Colonia has about 800 inhabitants. There are very few good houses: the
greater part may be called huts, and are occupied by a mixture of South
Americans, old Spaniards, Portuguese, and some half-dozen of Englishmen
married to South-American ladies.

The governor's house is a very ordinary building. The streets are
irregular; and the town altogether presents a most miserable appearance.

The town cannot afford a tavern; there is only a paltry billiard-room,
in a public house, to which the Portuguese officers resorted.

The inhabitants of Colonia are very hospitable. I attended a birth-day
feast, at one of their _quintas_; forty persons sat down to a dinner
of beef, fowls, turkey, pastry, &c. The wine went merrily round, under
a continual call for _bompas_ (bumpers); and after dinner, there was
dancing. Some Portuguese officers were present, with their young Spanish
wives.

At those dinner parties, they have a practice of throwing bits of bread
at each other; and I felt some degree of surprise at first receiving
those bread shots.

The captain of the port, Mr.
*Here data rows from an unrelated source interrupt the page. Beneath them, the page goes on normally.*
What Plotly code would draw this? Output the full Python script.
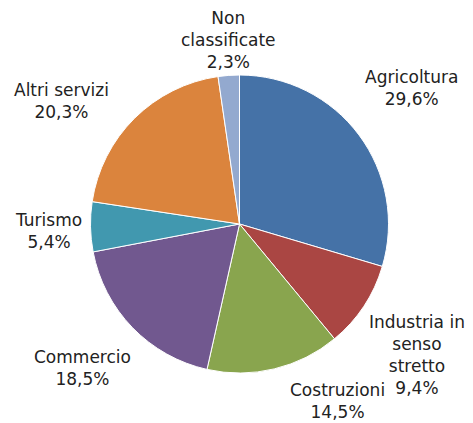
import plotly.graph_objects as go

categories = ["Agricoltura", "Industria in senso stretto", "Costruzioni", "Commercio",
              "Turismo", "Altri servizi", "Non classificate"]
values = [29.6, 9.4, 14.5, 18.5, 5.4, 20.3, 2.3]
label_texts = ["Agricoltura<br>29,6%", "Industria in<br>senso<br>stretto<br>9,4%",
               "Costruzioni<br>14,5%", "Commercio<br>18,5%", "Turismo<br>5,4%",
               "Altri servizi<br>20,3%", "Non<br>classificate<br>2,3%"]
colors = ["#4572A7", "#AA4643", "#89A54E", "#71588F", "#4198AF", "#DB843D", "#93A9CF"]
# label block centres in page pixels (x from left, y from top)
label_pos = [(411, 88), (417, 355), (337, 401), (82, 368), (48, 231), (61, 101), (228, 40)]

OFF = 8  # default body margin of the html page
W, H = 473 - OFF, 423 - OFF
cx, cy, r = 239.5 - OFF, 224 - OFF, 149

fig = go.Figure(go.Pie(
    labels=categories, values=values, sort=False, direction="clockwise",
    rotation=0, marker=dict(colors=colors, line=dict(color="white", width=1)),
    textinfo="none", hoverinfo="label+percent", showlegend=False,
    domain=dict(x=[(cx - r) / W, (cx + r) / W], y=[(H - cy - r) / H, (H - cy + r) / H]),
))

for txt, (px, py) in zip(label_texts, label_pos):
    fig.add_annotation(x=(px - OFF) / W, y=1 - (py - OFF) / H, xref="paper", yref="paper",
                       text=txt, showarrow=False, xanchor="center", yanchor="middle",
                       font=dict(family="DejaVu Sans", size=17, color="#222222"))

fig.update_layout(width=W, height=H, margin=dict(l=0, r=0, t=0, b=0),
                  paper_bgcolor="white", plot_bgcolor="white")
fig.write_html("out.html")
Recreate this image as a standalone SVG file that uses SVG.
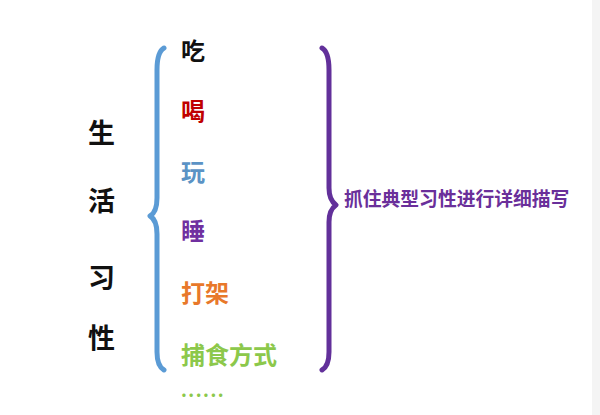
<svg xmlns="http://www.w3.org/2000/svg" width="600" height="415" viewBox="0 0 600 415">
<style>
text{font-family:"Noto Sans CJK SC","Noto Sans",sans-serif;font-weight:700}
.side{font-size:27px;fill:#111}
.item{font-size:24px}
.brace{fill:none;stroke-width:5;stroke-linecap:round;stroke-linejoin:round}
</style>
<rect width="600" height="415" fill="#fff"/>
<rect x="592" y="0" width="8" height="415" fill="#f4f4f4"/>
<g id="title">
<text class="side" x="88" y="143">生</text>
<text class="side" x="88" y="211">活</text>
<text class="side" x="88" y="288">习</text>
<text class="side" x="88" y="348">性</text>
</g>
<g id="connectors">
<path class="brace" stroke="#5b9bd5" d="M164,48 Q157,52 157,70 L157,198 Q157,212 150,216 Q157,220 157,234 L157,352 Q157,366 164,370"/>
<path class="brace" stroke="#62309a" d="M322,48 Q329,52 329,70 L329,188 Q329,200 336,205 Q329,210 329,222 L329,352 Q329,366 322,370"/>
</g>
<g id="items">
<text class="item" x="181" y="60" fill="#111">吃</text>
<text class="item" x="181" y="120" fill="#c00000">喝</text>
<text class="item" x="181" y="181" fill="#5b93c5">玩</text>
<text class="item" x="181" y="240" fill="#7030a0">睡</text>
<text class="item" x="181" y="302" fill="#e8782a">打架</text>
<text class="item" x="181" y="364" fill="#8cc84b">捕食方式</text>
<text x="181" y="397" font-size="18" letter-spacing="1.5" fill="#8cc84b">......</text>
</g>
<g id="label">
<text x="344" y="206" font-size="18.8" fill="#6a2f9a">抓住典型习性进行详细描写</text>
</g>
</svg>
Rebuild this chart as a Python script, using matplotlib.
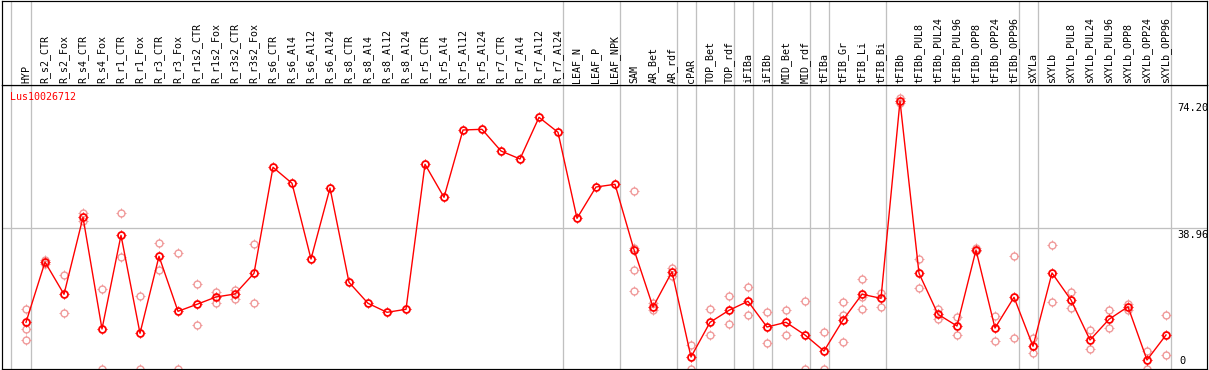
import matplotlib
matplotlib.use("Agg")
import matplotlib.pyplot as plt
import matplotlib.transforms as mtransforms
from matplotlib.path import Path
import numpy as np

gene = "Lus10026712"

samples = [
    "HYP", "R_s2_CTR", "R_s2_Fox", "R_s4_CTR", "R_s4_Fox", "R_r1_CTR", "R_r1_Fox",
    "R_r3_CTR", "R_r3_Fox", "R_r1s2_CTR", "R_r1s2_Fox", "R_r3s2_CTR", "R_r3s2_Fox",
    "R_s6_CTR", "R_s6_Al4", "R_s6_Al12", "R_s6_Al24", "R_s8_CTR", "R_s8_Al4",
    "R_s8_Al12", "R_s8_Al24", "R_r5_CTR", "R_r5_Al4", "R_r5_Al12", "R_r5_Al24",
    "R_r7_CTR", "R_r7_Al4", "R_r7_Al12", "R_r7_Al24", "LEAF_N", "LEAF_P", "LEAF_NPK",
    "SAM", "AR_Bet", "AR_rdf", "cPAR", "TOP_Bet", "TOP_rdf", "iFIBa", "iFIBb",
    "MID_Bet", "MID_rdf", "tFIBa", "tFIB_Gr", "tFIB_Li", "tFIB_Bi", "tFIBb",
    "tFIBb_PUL8", "tFIBb_PUL24", "tFIBb_PUL96", "tFIBb_OPP8", "tFIBb_OPP24",
    "tFIBb_OPP96", "sXYLa", "sXYLb", "sXYLb_PUL8", "sXYLb_PUL24", "sXYLb_PUL96",
    "sXYLb_OPP8", "sXYLb_OPP24", "sXYLb_OPP96",
]

# mean expression per sample
means = [
    12.93, 29.63, 20.69, 42.01, 11.08, 37.03, 9.89, 31.21, 15.98, 17.92, 19.94, 20.77, 26.50,
    55.86, 51.43, 30.46, 50.12, 24.01, 18.19, 15.70, 16.53, 56.69, 47.55, 66.19, 66.38,
    60.37, 58.16, 69.70, 65.55, 41.73, 50.40, 51.15,
    33.04, 17.17, 26.95, 3.32, 12.93, 16.26, 18.75, 11.63, 12.93, 9.42, 4.98, 13.57,
    20.69, 19.58, 74.20, 26.50, 15.15, 11.91, 32.96, 11.35, 19.86, 6.29, 26.59, 19.11,
    8.03, 13.76, 17.25, 2.49, 9.42,
]

# individual replicates per sample
replicates = [
    [16.62, 10.99, 7.95], [30.10, 29.20], [25.95, 15.42], [43.28, 40.99], [22.15, 0.0],
    [43.20, 31.02], [20.22, 0.0], [34.81, 27.33], [32.12, 0.0], [23.46, 12.19],
    [21.24, 18.19], [21.96, 19.47], [34.53, 18.19],
    [], [], [], [], [], [], [], [], [], [], [], [], [], [], [], [], [], [], [],
    [49.21, 33.43, 27.33, 21.60], [18.19, 16.26], [28.05, 25.84], [6.65, 0.0],
    [16.62, 9.33], [20.22, 12.46], [22.71, 14.95], [15.70, 7.20], [16.26, 9.42],
    [18.83, 0.0], [10.25, 0.0], [18.47, 14.95, 7.48], [24.92, 19.86, 16.62],
    [20.96, 17.09], [75.05, 73.58], [30.46, 22.43], [16.62, 13.76], [14.32, 9.33],
    [33.43, 32.68], [14.68, 7.67], [31.21, 8.50], [8.50, 4.35], [34.26, 18.47],
    [21.32, 16.81], [10.80, 5.46], [16.26, 11.27], [18.00, 16.34], [4.98, 0.0],
    [14.95, 3.88],
]

# sample index after which a group separator is drawn
group_ends = [-1.05, 0, 28, 31, 34, 35, 37, 38, 39, 41, 42, 45, 52, 53, 60]

y_marks = [74.20, 38.96, 0]

W, H = 1209, 370
fig = plt.figure(figsize=(W / 100, H / 100), dpi=100)
px = 0.72  # one pixel in points

# little ticks sticking out of the circle markers
r0, r1 = 1.0, 1.45
ticks = Path(
    [(0, r0), (0, r1), (0, -r0), (0, -r1), (r0, 0), (r1, 0), (-r0, 0), (-r1, 0)],
    [Path.MOVETO, Path.LINETO] * 4,
)

x = np.arange(len(samples))
xlim = ((2 - 26) / 19, (1207 - 26) / 19)

# data panel
ax = fig.add_axes([2 / W, 1 / H, 1205 / W, 284 / H])
# header panel with sample names
hx = fig.add_axes([2 / W, 285 / H, 1205 / W, 84 / H])

for a in (ax, hx):
    a.set_xlim(*xlim)
    a.set_xticks([])
    a.set_yticks([])
    for s in a.spines.values():
        s.set_linewidth(px * 1.2)
        s.set_color("black")
    for g in group_ends:
        a.axvline(g + 0.25, color="#c0c0c0", lw=px * 1.3, zorder=0)

ax.set_ylim(0, 284 / 3.611)
hx.set_ylim(0, 1)

ax.axhline(38.96, color="#c0c0c0", lw=px * 1.3, zorder=0)

rx = [i for i, r in enumerate(replicates) for _ in r]
ry = [v for r in replicates for v in r]
ax.plot(rx, ry, ls="none", marker="o", ms=5.0, mfc="none", mec="#f09a9a", mew=1.0, zorder=2)
ax.plot(rx, ry, ls="none", marker=ticks, ms=7.2, mec="#f09a9a", mew=0.7, zorder=2)

ax.plot(x, means, color="#ff0000", lw=1.0, zorder=3)
ax.plot(x, means, ls="none", marker="o", ms=5.0, mfc="none", mec="#ff0000", mew=1.3, zorder=4)
ax.plot(x, means, ls="none", marker=ticks, ms=7.4, mec="#ff0000", mew=0.8, zorder=4)

ax.text(8 / 1205, 1 - 12 / 284, gene, transform=ax.transAxes, color="#ff0000",
        family="DejaVu Sans Mono", fontsize=7.2, va="center", ha="left")

tr = mtransforms.blended_transform_factory(ax.transAxes, ax.transData)
for v in y_marks:
    if v == 0:
        ax.text(1177 / 1205, v + 0.8, "0", transform=tr, family="DejaVu Sans Mono",
                fontsize=7.5, va="bottom", ha="left")
    else:
        ax.text(1175 / 1205, v - 0.4, f"{v:.2f}", transform=tr, family="DejaVu Sans Mono",
                fontsize=7.5, va="top", ha="left")

for i, name in enumerate(samples):
    hx.text(i, 2 / 84, name, rotation=90, family="DejaVu Sans Mono", fontsize=7.2,
            ha="center", va="bottom")

fig.savefig("out.png", dpi=100)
Short, is an Englishman, belonging to the
Portuguese navy, and is very attentive to his countrymen, whom business
may call there: the same may be said of Mr. Bridgman, who has been many
years resident in the town.

Colonia has but little trade. Small craft from Monte Video and Buenos
Ayres, bound up the river to Paysan Lee, &c. and sometimes British and
other vessels call in, to ship produce. A vessel can anchor within a
quarter of a mile from the shore, in 3½ fathom water. The harbour is
good, considering the bad anchorage of this river. There is a constant
communication overland with Monte Video; the distance is about 150
miles. To load vessels of any burthen, craft are sent from Buenos Ayres.
There is a dangerous reef near the harbour, on which a British brig (the
_Euxine_) was wrecked, in March, 1824.

Our ships of war, stationed in the outer roads of Buenos Ayres, send
their boats for brush-wood to the Island of St. Gabriel, near Colonia.
The church is a conspicuous land-mark, and looks very much like an
English country church, in its exterior; the interior has nothing of
splendour to boast--no organ, or decorations; the service is confided to
some poor old priests, who are fast approaching their earthly end.
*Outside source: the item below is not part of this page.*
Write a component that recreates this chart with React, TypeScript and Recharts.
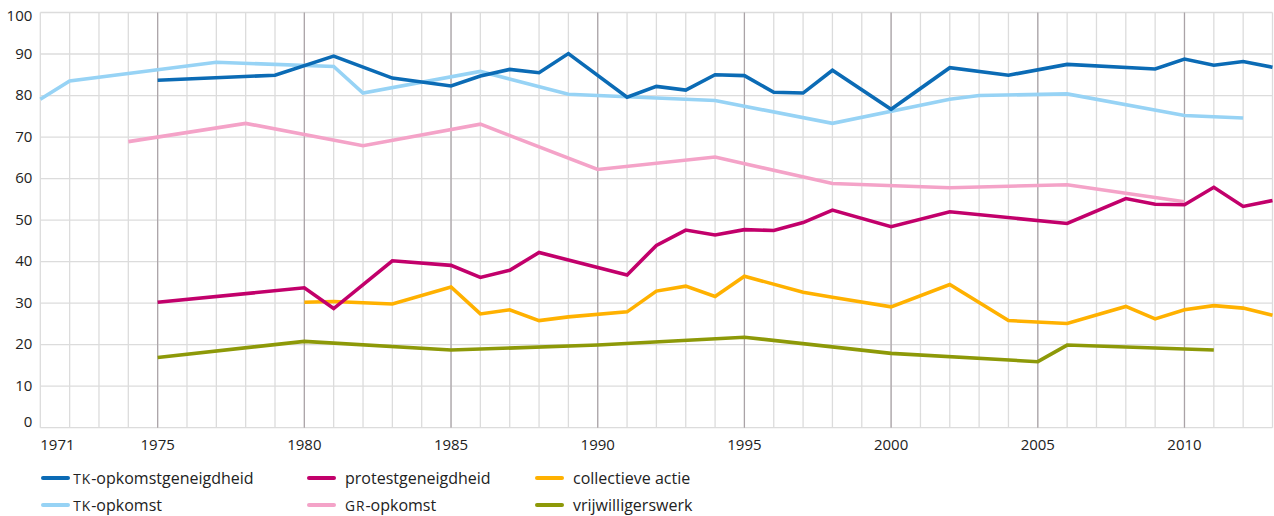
import React from "react";
import {
  LineChart,
  Line,
  XAxis,
  YAxis,
  CartesianGrid,
  ReferenceLine,
} from "recharts";

// survey years and values per series (only years with a measurement)
const tkGeneigdYears = [1975, 1979, 1981, 1983, 1985, 1986, 1987, 1988, 1989, 1991, 1992, 1993, 1994, 1995, 1996, 1997, 1998, 2000, 2002, 2004, 2006, 2009, 2010, 2011, 2012, 2013];
const tkGeneigdValues = [83.7, 84.9, 89.5, 84.2, 82.3, 84.7, 86.3, 85.5, 90.1, 79.6, 82.2, 81.3, 85.0, 84.8, 80.8, 80.6, 86.1, 76.7, 86.7, 84.9, 87.5, 86.4, 88.8, 87.3, 88.2, 86.8];

const tkOpkomstYears = [1971, 1972, 1977, 1981, 1982, 1986, 1989, 1994, 1998, 2002, 2003, 2006, 2010, 2012];
const tkOpkomstValues = [79.1, 83.5, 88.0, 87.0, 80.6, 85.8, 80.3, 78.8, 73.3, 79.1, 80.0, 80.4, 75.2, 74.6];

const grOpkomstYears = [1974, 1978, 1982, 1986, 1990, 1994, 1998, 2002, 2006, 2010];
const grOpkomstValues = [68.9, 73.3, 67.9, 73.1, 62.2, 65.2, 58.8, 57.8, 58.5, 54.4];

const protestYears = [1975, 1980, 1981, 1983, 1985, 1986, 1987, 1988, 1991, 1992, 1993, 1994, 1995, 1996, 1997, 1998, 2000, 2002, 2006, 2008, 2009, 2010, 2011, 2012, 2013];
const protestValues = [30.2, 33.7, 28.7, 40.2, 39.1, 36.2, 37.9, 42.2, 36.8, 43.9, 47.6, 46.4, 47.7, 47.5, 49.4, 52.4, 48.4, 52.0, 49.2, 55.2, 53.8, 53.7, 57.9, 53.3, 54.7];

const collectiefYears = [1980, 1981, 1983, 1985, 1986, 1987, 1988, 1989, 1991, 1992, 1993, 1994, 1995, 1997, 1998, 2000, 2002, 2004, 2006, 2008, 2009, 2010, 2011, 2012, 2013];
const collectiefValues = [30.2, 30.4, 29.8, 33.9, 27.4, 28.4, 25.8, 26.7, 27.9, 32.9, 34.1, 31.6, 36.5, 32.6, 31.4, 29.1, 34.5, 25.8, 25.1, 29.2, 26.2, 28.4, 29.4, 28.8, 27.1];

const vrijwilligYears = [1975, 1980, 1985, 1990, 1995, 2000, 2005, 2006, 2011];
const vrijwilligValues = [16.9, 20.8, 18.7, 19.9, 21.8, 17.9, 15.9, 19.9, 18.7];

const labelYears = [1971, 1975, 1980, 1985, 1990, 1995, 2000, 2005, 2010];
const majorYears = [1975, 1980, 1985, 1990, 1995, 2000, 2005, 2010];
const yTicks = [0, 10, 20, 30, 40, 50, 60, 70, 80, 90, 100];

const FIRST_YEAR = 1971;
const LAST_YEAR = 2013;

const series = [
  { key: "vrijwilligerswerk", years: vrijwilligYears, values: vrijwilligValues, color: "#8d9908" },
  { key: "collectieve actie", years: collectiefYears, values: collectiefValues, color: "#ffb100" },
  { key: "GR-opkomst", years: grOpkomstYears, values: grOpkomstValues, color: "#f4a3c8" },
  { key: "TK-opkomst", years: tkOpkomstYears, values: tkOpkomstValues, color: "#97d3f5" },
  { key: "protestgeneigdheid", years: protestYears, values: protestValues, color: "#c2006b" },
  { key: "TK-opkomstgeneigdheid", years: tkGeneigdYears, values: tkGeneigdValues, color: "#0b6bb5" },
];

const legendRows = [
  ["TK-opkomstgeneigdheid", "protestgeneigdheid", "collectieve actie"],
  ["TK-opkomst", "GR-opkomst", "vrijwilligerswerk"],
];

const allYears: number[] = [];
for (let y = FIRST_YEAR; y <= LAST_YEAR; y++) allYears.push(y);

const data = allYears.map((year) => {
  const row: Record<string, number | null> = { year };
  series.forEach((s) => {
    const i = s.years.indexOf(year);
    row[s.key] = i >= 0 ? s.values[i] : null;
  });
  return row;
});

const font = "'Open Sans', 'Noto Sans', sans-serif";

const YTick = (props: any) => {
  const { x, y, payload } = props;
  const v = payload.value;
  const shift = v === 100 ? 8.2 : v === 0 ? -0.5 : 4.8;
  return (
    <text x={x} y={y + shift} textAnchor="end" fontSize={15} fill="#222" fontFamily={font}>
      {v}
    </text>
  );
};

const XTick = (props: any) => {
  const { x, y, payload } = props;
  if (!labelYears.includes(payload.value)) return null;
  return (
    <text
      x={x}
      y={y + 22.5}
      textAnchor={payload.value === FIRST_YEAR ? "start" : "middle"}
      fontSize={15}
      fill="#222"
      fontFamily={font}
    >
      {payload.value}
    </text>
  );
};

// "TK" / "GR" are printed as small caps in the original
function LegendLabel({ text }: { text: string }) {
  const m = text.match(/^([A-Z]{2})(-.*)$/);
  if (!m) return <>{text}</>;
  return (
    <>
      <span style={{ fontSize: "0.86em", letterSpacing: "0.07em" }}>{m[1]}</span>
      {m[2]}
    </>
  );
}

const iconX = [40.7, 307.3, 535];
const textX = [73.3, 345, 573];
const legendRowY = [478.3, 505];

export default function App() {
  const colorOf = (k: string) => series.find((s) => s.key === k)!.color;
  return (
    <div style={{ position: "absolute", left: 0, top: 0, width: 1274, height: 516, background: "#fff" }}>
      <LineChart
        width={1274}
        height={460}
        data={data}
        margin={{ top: 12.5, right: 1.5, bottom: 0, left: 0 }}
      >
        <CartesianGrid stroke="#dcdcdc" strokeWidth={1.3} />
        {majorYears.map((yr) => (
          <ReferenceLine key={yr} x={yr} stroke="#aaa3a7" strokeWidth={1.2} />
        ))}
        <XAxis
          dataKey="year"
          type="number"
          domain={[FIRST_YEAR, LAST_YEAR]}
          ticks={allYears}
          interval={0}
          height={32.3}
          tickSize={0}
          tickMargin={0}
          axisLine={false}
          tickLine={false}
          tick={<XTick />}
        />
        <YAxis
          domain={[0, 100]}
          ticks={yTicks}
          width={40.3}
          tickSize={0}
          tickMargin={8}
          axisLine={false}
          tickLine={false}
          tick={<YTick />}
        />
        {series.map((s) => (
          <Line
            key={s.key}
            dataKey={s.key}
            type="linear"
            stroke={s.color}
            strokeWidth={3.6}
            strokeLinecap="butt"
            strokeLinejoin="miter"
            dot={false}
            activeDot={false}
            connectNulls
            isAnimationActive={false}
          />
        ))}
      </LineChart>
      {legendRows.map((row, ri) =>
        row.map((name, ci) => (
          <React.Fragment key={name}>
            <span
              style={{
                position: "absolute",
                left: iconX[ci],
                top: legendRowY[ri] - 2,
                width: 29,
                height: 4,
                borderRadius: 2,
                background: colorOf(name),
              }}
            />
            <span
              style={{
                position: "absolute",
                left: textX[ci],
                top: legendRowY[ri] - 11,
                height: 22,
                lineHeight: "22px",
                fontFamily: font,
                fontSize: 16,
                color: "#222",
                whiteSpace: "nowrap",
              }}
            >
              <LegendLabel text={name} />
            </span>
          </React.Fragment>
        ))
      )}
    </div>
  );
}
If Colonia in itself has nothing attractive, the country around makes
ample amends, being interspersed with small hills, dales, lakes, and
agreeable rides--affording a fine field to the sportsman. The prospect
of the river is uninterrupted, assuming the appearance of a perfect sea.
Here is every facility for bathing: the water is clear and bracing. This
side of the river, in point of scenery, is far beyond the Buenos Ayrean:
an Englishman, however, regards it with almost equal indifference. If
any particular view is pointed out, Sussex, Kent, Devonshire, crowd
upon his thoughts; in comparison with which, the flat coast and few
diminutive hills of this part of South America appear insignificant.

In the environs of Colonia are many comfortable _quintas_, or
farm-houses. Provisions are dearer than in Buenos Ayres, and the beef
is not so good.

In the neighbourhood are found the birds called cardinals, from having
a tuft of feathers upon their heads shaped like a cardinal's hat. Their
plumage is pretty; and they sing. Care is required to convey them safe
to Europe.

The air plant is a singular production of this place; it grows on
bushes, and will thrive in the open air, without the aid of mould.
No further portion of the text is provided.